There has been no investment of consequence as far as creating new wealth from the proceeds of our “gold boom”. Restaurants, while welcome to the consumer, do not create new resources to create a virtuous circle of wealth creation that will sustain us when the gold runs out or the prices continue to founder. The question has to be asked as to why there have not been more investments by our local businessmen into major productive projects.
One answer that has been floated is that our local business community is “not big enough”. This cannot be. We have had a billion dollars (American dollars) pass through the country annually from gold alone. We are also told by some that an equivalent amount might not have been declared but instead smuggled abroad, with the money repatriated. Our banking system is awash with these (and other) funds and has had to be rescued by the Central Bank through the issuance of Treasury Bonds.
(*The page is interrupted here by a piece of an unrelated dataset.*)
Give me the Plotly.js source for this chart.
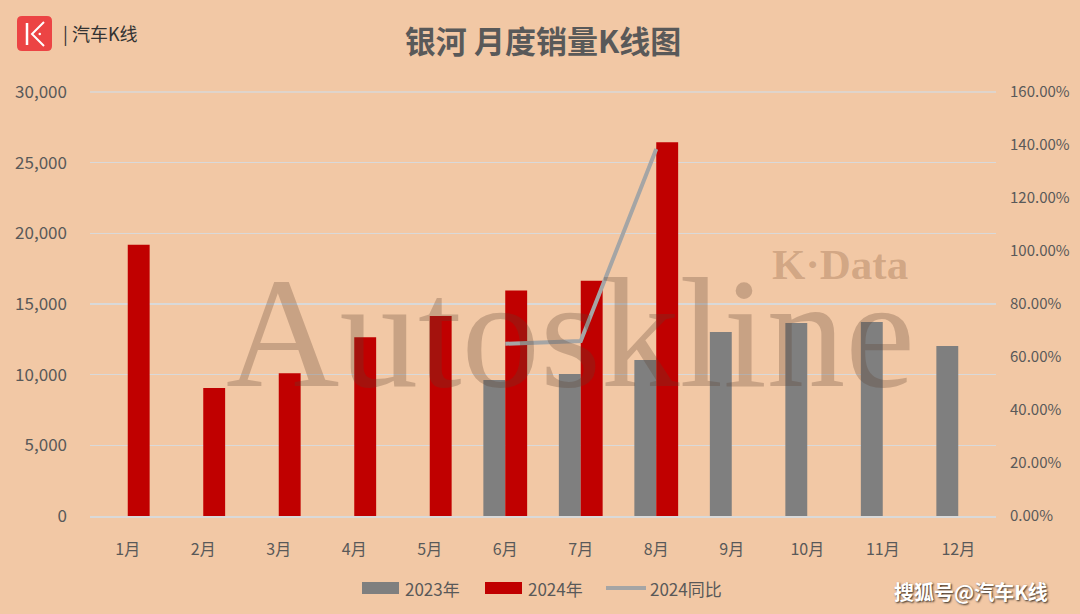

Those banks offer very low interest rates on their deposits – not ever reaching even 2%. Yet the money is not invested into areas, such as manufacturing, that could generate greater returns. This leads to the other excuse that our business community is not “entrepreneurial” enough. It does not identify business opportunities that veer off the beaten track of restaurants and shopping malls. In a word, it is not willing to take “risks”. There has to be a candid national discussion as to why we have such a risk averse collection of businessmen.
One answer to the conundrum of “money, money everywhere, but not a buck to invest” is that the entrepreneurial spirit is not being fostered in our educational institutions. Coming out of a British educational system in which there was more than a faint distaste for earning money in businesses, (“learning” was supposed to be concentrated in declaiming Latin and Shakespeare) we have not yet embarked on a programme to break out of the “risk averse” mentality. America has some of the most energetic entrepreneurs because their system fosters investment and entrepreneurship from the nursery schools. Unlike most Guyanese adults, American elementary school children can explain about what the stock market, for instance, does.
To build Guyana in a globalised world, entails building businesses that can produce higher value-added products that we can export. Not fast food joints that are not even Guyanese.